Akeroyd Collection
Works
Kawita Vatanajyankur, Shuttle, 2018
As is a common characteristic of Vatanajyankur’s works, in Shuttle, she has constructed a human-size structure associated with a particular form of manufacturing. In this performance for camera, in which a precisely rehearsed choreography of movements tests the limits of endurance, she becomes the shuttle that darts through an oversized loom. In the video, we see an aqua-coloured metal structure that supports a purple gathering of fibres across its arms. Vatanajyankur launches herself through the narrow gap between the threads and slips through to the other side. She wears a skin-coloured body suit but also visible are bright red strands of wool encircling her lower torso. As she lunges across and through the fabrics, just as her smaller, wooden counterpart would in an ordinary construction process, the fabric unwinds behind her and then crosses the purple fibres, building the fabric up.
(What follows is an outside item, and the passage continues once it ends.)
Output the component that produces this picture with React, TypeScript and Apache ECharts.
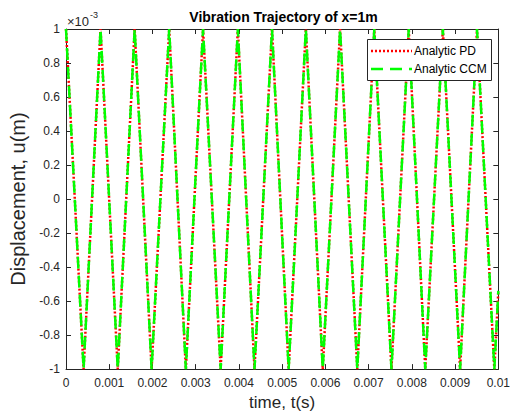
import React, { useEffect, useRef } from "react";
import * as echarts from "echarts";

// Vertices of the trajectory (time in s, displacement in units of 1e-3 m)
const vertexTimes = [
  0, 0.000407, 0.000799, 0.001197, 0.001588, 0.00198, 0.002387, 0.002772,
  0.00317, 0.003577, 0.003975, 0.00436, 0.004765, 0.00515, 0.005548, 0.005939,
  0.00634, 0.006738, 0.007131, 0.007528, 0.007928, 0.00831, 0.008717, 0.009116,
  0.009507, 0.009908, 0.01,
];
const pdValues = [
  1, -1, 1, -1, 1, -1, 1, -1, 1, -1, 1, -1, 1, -1, 1, -1, 1, -1, 1, -1, 1, -1,
  1, -1, 1, -1, -0.54,
];
const ccmValues = [
  1, -1, 1, -1, 1, -1, 1, -1, 1, -1, 1, -1, 1, -1, 1, -1, 1, -1, 1, -1, 1, -1,
  1, -1, 1, -1, -0.54,
];

const seriesNames = ["Analytic PD", "Analytic CCM"];
const titleText = "Vibration Trajectory of x=1m";
const xLabel = "time, t(s)";
const yLabel = "Displacement, u(m)";
const xMin = 0;
const xMax = 0.01;
const xStep = 0.001;
const yMin = -1;
const yMax = 1;
const yStep = 0.2;

const AXIS = "#262626";
const FONT = "'Liberation Sans', Arial, Helvetica, sans-serif";

export default function App() {
  const ref = useRef<HTMLDivElement>(null);

  useEffect(() => {
    document.body.style.margin = "0";
    if (!ref.current) return;
    const chart = echarts.init(ref.current, undefined, { renderer: "svg" });

    const pdData = vertexTimes.map((t, i) => [t, pdValues[i]]);
    const ccmData = vertexTimes.map((t, i) => [t, ccmValues[i]]);

    const gridLeft = 66;
    const gridRight = 12;
    const gridTop = 29;
    const gridBottom = 46;

    const fmtX = (v: number) => parseFloat(v.toFixed(3)).toString();
    const fmtY = (v: number) => parseFloat(v.toFixed(1)).toString();

    const baseX = {
      type: "value" as const,
      min: xMin,
      max: xMax,
      interval: xStep,
      splitLine: { show: false },
      axisLine: { show: true, onZero: false, lineStyle: { color: AXIS, width: 1 } },
      axisTick: { show: true, inside: true, length: 5, lineStyle: { color: AXIS, width: 1 } },
    };
    const baseY = {
      type: "value" as const,
      min: yMin,
      max: yMax,
      interval: yStep,
      splitLine: { show: false },
      axisLine: { show: true, onZero: false, lineStyle: { color: AXIS, width: 1 } },
      axisTick: { show: true, inside: true, length: 5, lineStyle: { color: AXIS, width: 1 } },
    };

    const legendX = 367;
    const legendY = 39;
    const legendW = 124;
    const legendH = 41;

    chart.setOption({
      animation: false,
      backgroundColor: "#ffffff",
      grid: { left: gridLeft, right: gridRight, top: gridTop, bottom: gridBottom, containLabel: false },
      xAxis: [
        {
          ...baseX,
          position: "bottom",
          name: xLabel,
          nameLocation: "middle",
          nameGap: 24,
          nameTextStyle: { color: AXIS, fontSize: 17, fontFamily: FONT },
          axisLabel: { show: true, color: AXIS, fontSize: 12, fontFamily: FONT, margin: 8, formatter: fmtX },
        },
        { ...baseX, position: "top", axisLabel: { show: false } },
      ],
      yAxis: [
        {
          ...baseY,
          position: "left",
          name: yLabel,
          nameLocation: "middle",
          nameGap: 33,
          nameTextStyle: { color: AXIS, fontSize: 20, fontFamily: FONT },
          axisLabel: { show: true, color: AXIS, fontSize: 12, fontFamily: FONT, margin: 6, formatter: fmtY },
        },
        { ...baseY, position: "right", axisLabel: { show: false } },
      ],
      series: [
        {
          name: seriesNames[0],
          type: "line",
          xAxisIndex: 0,
          yAxisIndex: 0,
          data: pdData,
          showSymbol: false,
          symbol: "none",
          lineStyle: { color: "#ff0000", width: 2.5, type: [2, 2], cap: "butt" },
          z: 2,
        },
        {
          name: seriesNames[1],
          type: "line",
          xAxisIndex: 0,
          yAxisIndex: 0,
          data: ccmData,
          showSymbol: false,
          symbol: "none",
          lineStyle: { color: "#00ff00", width: 2.5, type: [12, 7], cap: "butt" },
          z: 3,
        },
      ],
      graphic: [
        {
          type: "text",
          z: 100,
          x: gridLeft + (513 - gridLeft - gridRight) / 2,
          y: 17,
          style: {
            text: titleText,
            fill: "#000000",
            font: `bold 14px ${FONT}`,
            textAlign: "center",
            textVerticalAlign: "middle",
          },
        },
        {
          type: "text",
          z: 100,
          x: 67,
          y: 21,
          style: {
            text: "×10",
            fill: AXIS,
            font: `13px ${FONT}`,
            textAlign: "left",
            textVerticalAlign: "middle",
          },
        },
        {
          type: "text",
          z: 100,
          x: 90,
          y: 15,
          style: {
            text: "-3",
            fill: AXIS,
            font: `9px ${FONT}`,
            textAlign: "left",
            textVerticalAlign: "middle",
          },
        },
        {
          type: "rect",
          z: 100,
          shape: { x: legendX + 0.5, y: legendY + 0.5, width: legendW, height: legendH },
          style: { fill: "#ffffff", stroke: AXIS, lineWidth: 1 },
        },
        {
          type: "line",
          z: 101,
          shape: { x1: legendX + 4, y1: legendY + 12, x2: legendX + 45, y2: legendY + 12 },
          style: { stroke: "#ff0000", lineWidth: 2.5, lineDash: [2, 2] },
        },
        {
          type: "text",
          z: 101,
          x: legendX + 47,
          y: legendY + 12,
          style: {
            text: seriesNames[0],
            fill: "#000000",
            font: `12px ${FONT}`,
            textAlign: "left",
            textVerticalAlign: "middle",
          },
        },
        {
          type: "line",
          z: 101,
          shape: { x1: legendX + 4, y1: legendY + 30, x2: legendX + 45, y2: legendY + 30 },
          style: { stroke: "#00ff00", lineWidth: 2.5, lineDash: [12, 7] },
        },
        {
          type: "text",
          z: 101,
          x: legendX + 47,
          y: legendY + 30,
          style: {
            text: seriesNames[1],
            fill: "#000000",
            font: `12px ${FONT}`,
            textAlign: "left",
            textVerticalAlign: "middle",
          },
        },
      ],
    });

    return () => {
      chart.dispose();
    };
  }, []);

  return <div ref={ref} style={{ width: 513, height: 416 }} />;
}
As the title suggests, Vatanajyankur is herself the shuttle and the device that produces, with each dive through the warp and weft, another line of a woven textile. The body becomes the tool, the productive force, sublimated into the mechanical labour of industrial capitalism. This suggests not everyone is an emotional labourer in the 21st Century, and by extension, infers that much of these manufacturing processes that survive the 20th Century fall to feminine bodies.